Martes de la III Semana Ordinaria

2 Sam 6, 12-15. 17-19

La toma de Jerusalén termina la conquista de la tierra prometida y consagra el reinado de David.

Así Jerusalén llegó a ser no sólo la capital civil sino también religiosa de los hebreos.  Por esta razón, David hizo traer el arca de la alianza que, desde que la habían devuelto los filisteos, había permanecido en territorio benjaminita.  Mientras era transportada, Uzza, el hijo de Abinadab, se atrevió a tocarla y fue fulminado.

El arca fue introducida en una solemne procesión, con sacrificios, cantos y danzas.

Cuando David bailaba con todas sus fuerzas ante el arca, Mikal, su esposa -la hija de Saúl- lo vio y «lo despreció en su corazón».

David, sabiendo que había sido llamado por Dios para ser intermediario y donador de los beneficios divinos, realizó una acción sacerdotal notable: la de bendecir al pueblo de Dios y ofrecer sacrificios.

Y como Mikal increpó a David por haber bailado en público, éste la rechazó y ella nunca tuvo hijos.

Mc 3, 31-35

La traducción «parientes» de nuestra Biblia litúrgica expresa lo que el original griego «hermanos» quiere decir; en efecto, sabemos que las lenguas semitas, que no tienen palabras para nombrar lo que nosotros conocemos como primos o parientes cercanos, usan la palabra hermanos.

Algunos autores piensan que lo que hoy escuchamos, de alguna manera es una competencia por la primacía en la primera comunidad entre los parientes carnales de Jesús y los apóstoles y discípulos.

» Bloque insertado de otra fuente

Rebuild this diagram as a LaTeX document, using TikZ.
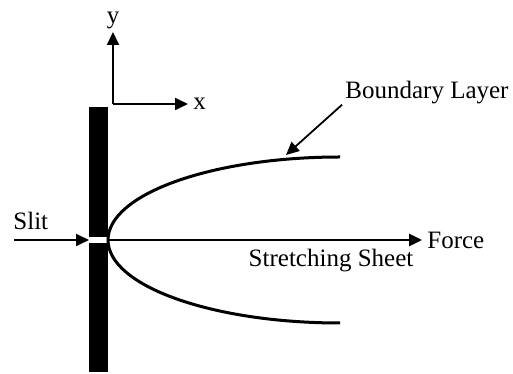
\documentclass[tikz,border=0pt]{standalone}
\usepackage{fontspec}
\setmainfont{Liberation Serif}
\usetikzlibrary{arrows.meta, positioning}
\tikzset{
  wall/.style={fill=black, draw=none},
  thinarrow/.style={-{Triangle[length=6.5pt, width=6pt]}, line width=0.9pt},
  thickline/.style={line width=1.5pt},
  sheetarrow/.style={-{Triangle[length=6.5pt, width=6pt]}, line width=1.3pt},
  label/.style={font=\fontsize{12.5}{15}\selectfont, inner sep=0pt},
}

\begin{document}
\begin{tikzpicture}[x=0.5pt, y=0.5pt]
  \useasboundingbox (0,0) rectangle (513,374);

  % Wall with slit
  \fill[wall] (89,2) rectangle (108,131);
  \fill[wall] (89,137) rectangle (108,267);

  % Axes
  \coordinate (origin) at (113,270);
  \coordinate (ytip) at (113,342);
  \coordinate (xtip) at (188,270);
  \draw[thinarrow] (origin) -- (ytip);
  \draw[thinarrow] (origin) -- (xtip);
  \node[label, above=1.5pt of ytip] (ylbl) {y};
  \node[label, right=2.5pt of xtip] (xlbl) {x};

  % Slit
  \coordinate (slitin) at (14,134);
  \coordinate (slit) at (89,134);
  \node[label, anchor=base west] (slitlbl) at (13,144) {Slit};
  \draw[thinarrow] (slitin) -- (slit);

  % Stretching sheet
  \coordinate (nose) at (108,134);
  \coordinate (sheetend) at (422,134);
  \draw[sheetarrow] (nose) -- (sheetend);
  \node[label, right=2.5pt of sheetend] (force) {Force};
  \node[label] (sheetlbl) at (331,113) {Stretching Sheet};

  % Boundary layer
  \draw[thickline] (340,217) arc[start angle=90, end angle=270,
    x radius=232, y radius=83];
  \node[label, anchor=west] (bl) at (345,281) {Boundary Layer};
  \coordinate (bltip) at (286,219);
  \draw[thinarrow] ([xshift=-1.5pt]bl.south west) -- (bltip);

\end{tikzpicture}
\end{document}
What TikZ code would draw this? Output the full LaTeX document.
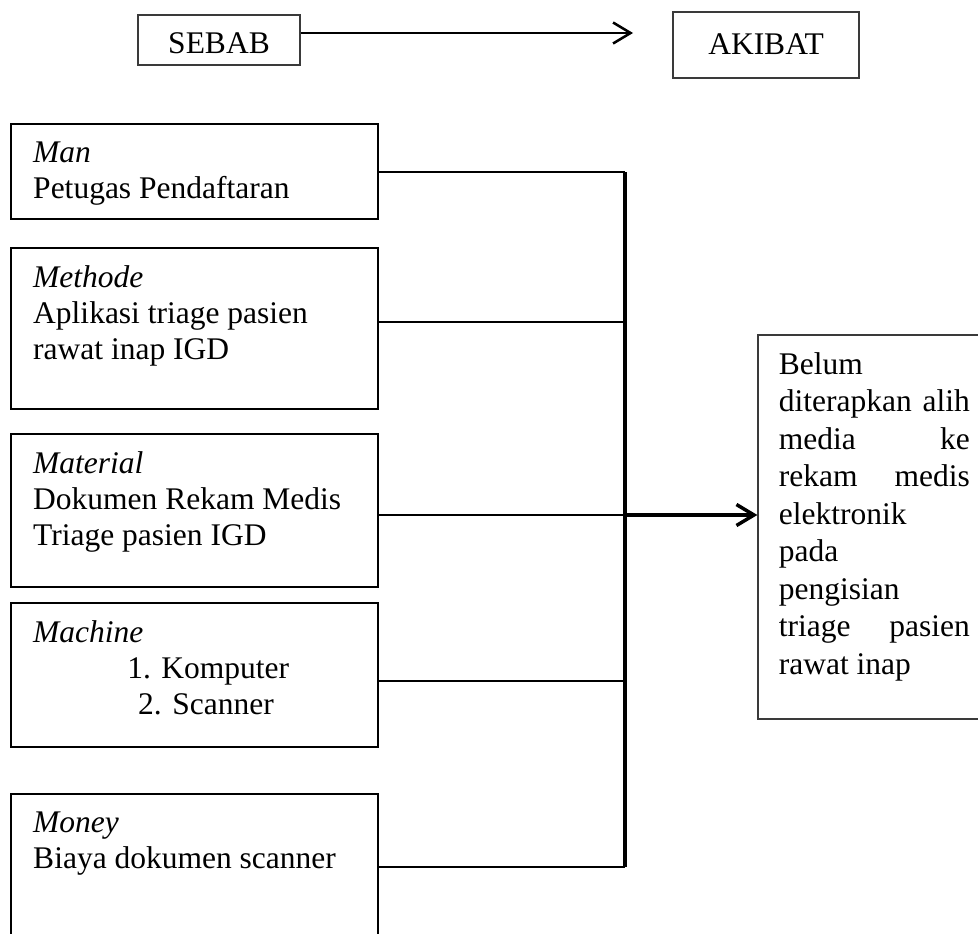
\documentclass[tikz,border=0pt]{standalone}
\usepackage{fontspec}
\setmainfont{Liberation Serif}
\usetikzlibrary{arrows.meta,positioning}
\definecolor{frame}{HTML}{3A3A3A}
\newcommand{\jline}[1]{\makebox[76.4pt][s]{#1}}

\begin{document}
\begin{tikzpicture}[x=0.4pt,y=-0.4pt,
  font=\fontsize{12.6pt}{14.4pt}\selectfont,
  headbox/.style={draw=frame,line width=0.5pt,inner sep=0pt},
  causebox/.style={draw,line width=1pt,minimum width=146.8pt,inner sep=0pt},
  causetext/.style={inner sep=0pt,align=left,execute at begin node=\strut},
  link/.style={line width=1pt},
  bus/.style={line width=1.4pt},
  barb/.style={-{Straight Barb[length=7pt,width=8.4pt]}}]
\useasboundingbox (0,0) rectangle (978,933);
\clip (0,0) rectangle (978,933);
\foreach \id/\yt/\hh/\yb/\txt in {
  man/124/95/172/{\textit{Man}\\Petugas Pendaftaran},
  methode/248/161/322/{\textit{Methode}\\Aplikasi triage pasien\\rawat inap IGD},
  material/434/153/515/{\textit{Material}\\Dokumen Rekam Medis\\Triage pasien IGD},
  machine/603/144/681/{\textit{Machine}\\\hspace*{37.6pt}1. Komputer\\\hspace*{42pt}2. Scanner},
  money/794/146/867/{\textit{Money}\\Biaya dokumen scanner}}
{
  \node[causebox,minimum height=\hh*0.4pt] (\id) at (194.5,\yt+\hh/2) {};
  \node[causetext,below right=7.3pt and 9.2pt of \id.north west] (\id-t) {\txt};
  \coordinate (\id-b) at (625,\yb);
  \draw[link] (\id.east |- \id-b) -- (\id-b);
}
\draw[bus] (man-b) -- (money-b);
\node[headbox,minimum width=64.8pt,minimum height=20pt,text height=10.8pt,text depth=0pt] (sebab) at (219,40) {SEBAB};
\node[headbox,minimum width=74.4pt,minimum height=26.4pt,text depth=0.8pt] (akibat) at (766,45) {AKIBAT};
\coordinate (tip) at (633,33);
\draw[link,barb] (sebab.east |- tip) -- (tip);
\node[headbox,minimum width=96.8pt,minimum height=153.6pt] (result) at (879,527) {};
\node[causetext,font=\fontsize{12.6pt}{15pt}\selectfont,below right=7pt and 8.4pt of result.north west] (result-t)
  {Belum\\\jline{diterapkan alih}\\\jline{media ke}\\\jline{rekam medis}\\elektronik\\pada\\pengisian\\\jline{triage pasien}\\rawat inap};
\draw[bus,barb] (material-b) -- (result.west |- material-b);
\end{tikzpicture}
\end{document}
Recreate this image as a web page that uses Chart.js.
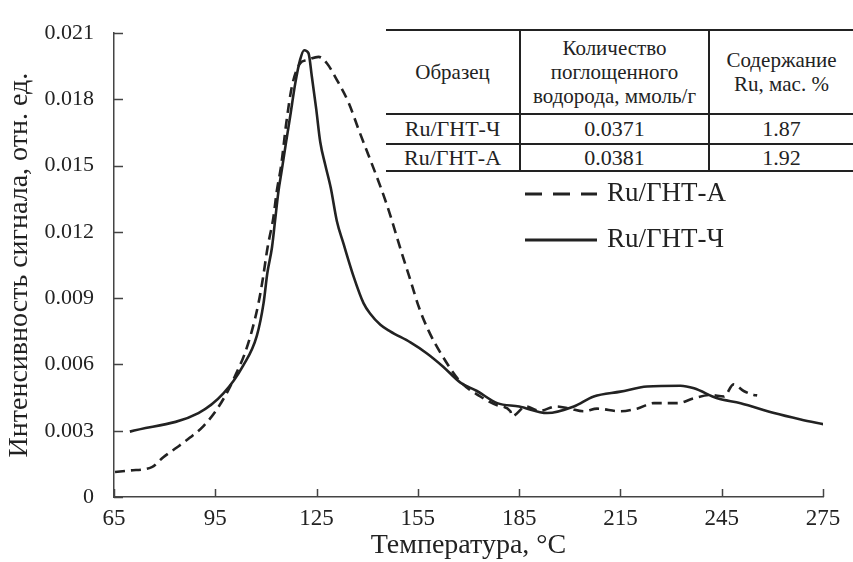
<!DOCTYPE html>
<html>
<head>
<meta charset="utf-8">
<script src="https://cdn.jsdelivr.net/npm/chart.js@4"></script>
<style>
  body { margin: 0; background: #fff; }
  #wrap { position: relative; width: 853px; height: 562px; }
  #tbl {
    position: absolute; left: 386px; top: 29px; width: 467px;
    border-collapse: collapse; background: #fff;
    font-family: "Liberation Serif", serif; font-size: 21px; color: #222;
  }
  #tbl td { text-align: center; padding: 0; line-height: 24px; white-space: nowrap; }
  #tbl tr.r td { font-size: 22px; }
  #tbl tr { border-bottom: 2px solid #222; }
  #tbl tr:first-child { border-top: 2px solid #222; }
  #tbl td + td { border-left: 2px solid #222; }
</style>
</head>
<body>
<div id="wrap">
  <canvas id="chart" width="853" height="562"></canvas>
  <table id="tbl">
    <tr style="height:84px"><td style="width:133px">Образец</td><td style="width:187px">Количество<br>поглощенного<br>водорода, ммоль/г</td><td>Содержание<br>Ru, мас. %</td></tr>
    <tr class="r" style="height:30px"><td>Ru/ГНТ-Ч</td><td>0.0371</td><td>1.87</td></tr>
    <tr class="r" style="height:27px"><td>Ru/ГНТ-А</td><td>0.0381</td><td>1.92</td></tr>
  </table>
</div>
<script>
// Ru/ГНТ-А (штриховая)
const tempA = [65.3, 69.7, 76.2, 79.6, 83.6, 87.5, 91.5, 95.4, 98.9, 101.4, 103.5, 105.8, 107.8, 109.0, 110.5, 112.2,
  113.2, 114.5, 116.0, 117.7, 120.1, 122.1, 125.6, 128.1, 131.0, 134.5, 137.4, 145.8, 150.3,
  152.8, 155.2, 158.2, 162.2, 167.6, 173.5, 178.5, 182.4, 182.9, 187, 191, 196, 200, 204.1, 208.1, 215, 219.9,
  224.9, 231.8, 236.8, 241.7, 245.7, 248.5, 251.5, 254.5, 255.5];
const signalA = [0.00113, 0.0012, 0.00135, 0.0018, 0.00224, 0.00269, 0.00321, 0.00395, 0.00485, 0.00566, 0.0064, 0.0075, 0.00878, 0.0098, 0.01131, 0.01265,
  0.01383, 0.0150, 0.0169, 0.01859, 0.01963, 0.01978, 0.01993, 0.01963, 0.01889, 0.01785, 0.01666, 0.01324, 0.01101,
  0.00982, 0.00864, 0.00752, 0.0064, 0.00522, 0.00455, 0.00415, 0.00388, 0.00366, 0.0041, 0.0039, 0.0041, 0.0040, 0.00388, 0.004, 0.00388, 0.004,
  0.00425, 0.00425, 0.00447, 0.00462, 0.00455, 0.0051, 0.0048, 0.00462, 0.0046];

// Ru/ГНТ-Ч (сплошная)
const tempCh = [69.7, 90.0, 97.4, 103.3, 107.3, 109.3, 110.4, 111.8, 112.7, 113.7, 114.7, 115.9, 117.2, 118.7, 120.1, 121.3,
  122.6, 123.6, 124.9, 126.1, 127.6, 129.2, 131.0, 133.0, 136.0, 138.9, 140.9, 143.9, 146.8, 152.8, 157.7, 162.5, 167.6,
  172.5, 178.5, 185, 193.3, 201.2, 207.1, 215.0, 222.9, 232.8, 236.8, 243.7, 250.6, 260.5, 268.4, 275.3];
const signalCh = [0.00296, 0.0038, 0.00469, 0.00596, 0.0073, 0.00878, 0.01012, 0.01131, 0.0125, 0.01383, 0.0148, 0.0160, 0.01725, 0.01874, 0.01978, 0.02023,
  0.0201, 0.01904, 0.01756, 0.01606, 0.01502, 0.0140, 0.0125, 0.01146, 0.00997, 0.00878, 0.0083, 0.0078, 0.0075, 0.0070, 0.0065, 0.0059, 0.00518,
  0.0048, 0.00425, 0.0041, 0.0038, 0.0041, 0.00455, 0.00477, 0.005, 0.00504, 0.00492, 0.00447, 0.00425, 0.0038, 0.00351, 0.00329];

const xTicks = [65, 95, 125, 155, 185, 215, 245, 275];
const yTicks = [0, 0.003, 0.006, 0.009, 0.012, 0.015, 0.018, 0.021];
const labelA = 'Ru/ГНТ-А';
const labelCh = 'Ru/ГНТ-Ч';

const serif = '"Liberation Serif", "Times New Roman", serif';
const ink = '#222';

// засечки внутрь области графика
const innerTicks = {
  id: 'innerTicks',
  afterDraw(chart) {
    const ctx = chart.ctx, xs = chart.scales.x, ys = chart.scales.y, a = chart.chartArea;
    ctx.save();
    ctx.strokeStyle = '#444';
    ctx.lineWidth = 1.5;
    ctx.beginPath();
    xTicks.forEach(t => {
      const px = Math.round(xs.getPixelForValue(t)) + 0.5;
      ctx.moveTo(px, a.bottom);
      ctx.lineTo(px, a.bottom - 8);
    });
    yTicks.forEach(t => {
      const py = Math.round(ys.getPixelForValue(t)) + 0.5;
      ctx.moveTo(a.left, py);
      ctx.lineTo(a.left + 9, py);
    });
    ctx.stroke();
    ctx.restore();
  }
};

// легенда под таблицей
const sideLegend = {
  id: 'sideLegend',
  afterDraw(chart) {
    const ctx = chart.ctx;
    const rows = [{ y: 194, ds: chart.data.datasets[0] }, { y: 240, ds: chart.data.datasets[1] }];
    ctx.save();
    rows.forEach(r => {
      ctx.strokeStyle = ink;
      ctx.lineWidth = 3;
      ctx.setLineDash(r.ds.borderDash.length ? [17, 11] : []);
      ctx.beginPath();
      ctx.moveTo(525, r.y);
      ctx.lineTo(597, r.y);
      ctx.stroke();
      ctx.setLineDash([]);
      ctx.fillStyle = ink;
      ctx.font = '27px ' + serif;
      ctx.textBaseline = 'middle';
      ctx.fillText(r.ds.label, 607, r.y);
    });
    ctx.restore();
  }
};

new Chart(document.getElementById('chart'), {
  type: 'line',
  data: {
    datasets: [{
      label: labelA,
      data: tempA.map((t, i) => ({ x: t, y: signalA[i] })),
      borderColor: ink,
      borderWidth: 2.6,
      borderDash: [10, 6],
      pointRadius: 0,
      cubicInterpolationMode: 'monotone'
    }, {
      label: labelCh,
      data: tempCh.map((t, i) => ({ x: t, y: signalCh[i] })),
      borderColor: ink,
      borderWidth: 2.6,
      borderDash: [],
      pointRadius: 0,
      cubicInterpolationMode: 'monotone'
    }]
  },
  options: {
    responsive: false,
    animation: false,
    layout: { padding: { top: 26, right: 30, left: 0, bottom: 0 } },
    plugins: { legend: { display: false }, tooltip: { enabled: false } },
    scales: {
      x: {
        type: 'linear',
        min: 65, max: 275,
        afterFit: s => { s.height = 65; },
        afterBuildTicks: s => { s.ticks = xTicks.map(v => ({ value: v })); },
        grid: { drawOnChartArea: false, drawTicks: false },
        border: { display: true, color: '#444', width: 1.5 },
        ticks: { color: ink, padding: 8, font: { family: serif, size: 23 } },
        title: { display: true, text: 'Температура, °C', color: ink, padding: { top: 0 }, font: { family: serif, size: 28, lineHeight: 0.85 } }
      },
      y: {
        min: 0, max: 0.021,
        afterFit: s => { s.width = 114; },
        afterBuildTicks: s => { s.ticks = yTicks.map(v => ({ value: v })); },
        grid: { drawOnChartArea: false, drawTicks: false },
        border: { display: true, color: '#444', width: 1.5 },
        ticks: {
          color: ink, padding: 20, font: { family: serif, size: 22 },
          callback: v => v === 0 ? '0' : v.toFixed(3)
        },
        title: { display: true, text: 'Интенсивность сигнала, отн. ед.', color: ink, padding: { bottom: 0 }, font: { family: serif, size: 28, lineHeight: 1.1 } }
      }
    }
  },
  plugins: [innerTicks, sideLegend]
});
</script>
</body>
</html>
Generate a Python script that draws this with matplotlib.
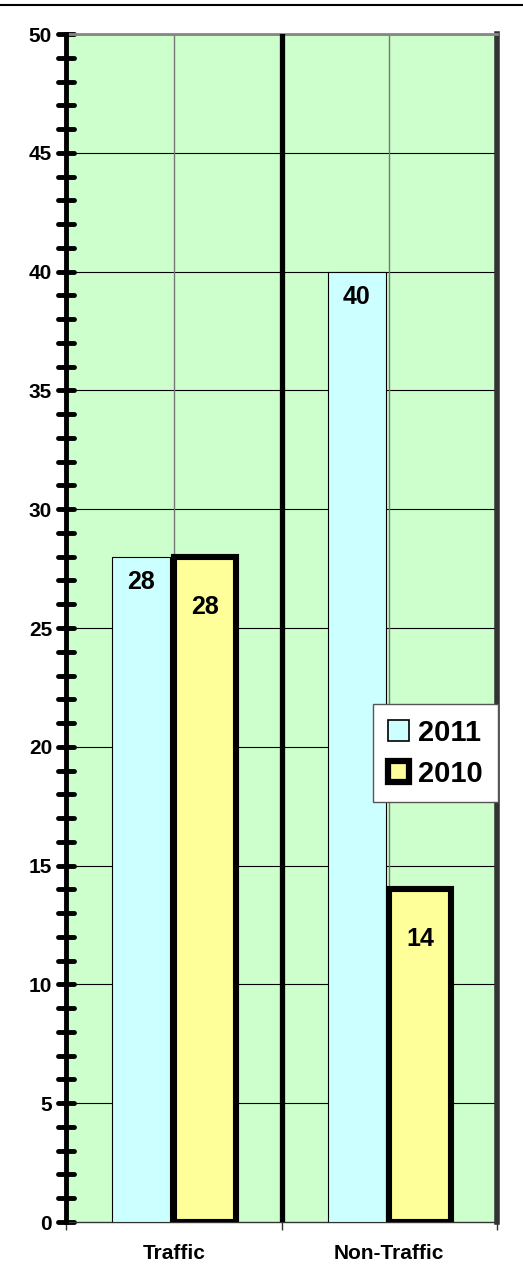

Jesús nos habla de un parentesco más fundamental y definitivo, el de su nueva familia: «El que cumple la voluntad de Dios, ése es mi hermano, mi hermana y mi madre».

Lo que podría parecer un rechazo hacia el principal de sus parientes, hacia su madre, es en realidad un profundo elogio.  ¿Quién mejor que María ha cumplido la voluntad de Dios?, pues según ella mismo dijo: «Yo soy la humilde sierva del Señor, que se haga en mí según lo que me has dicho».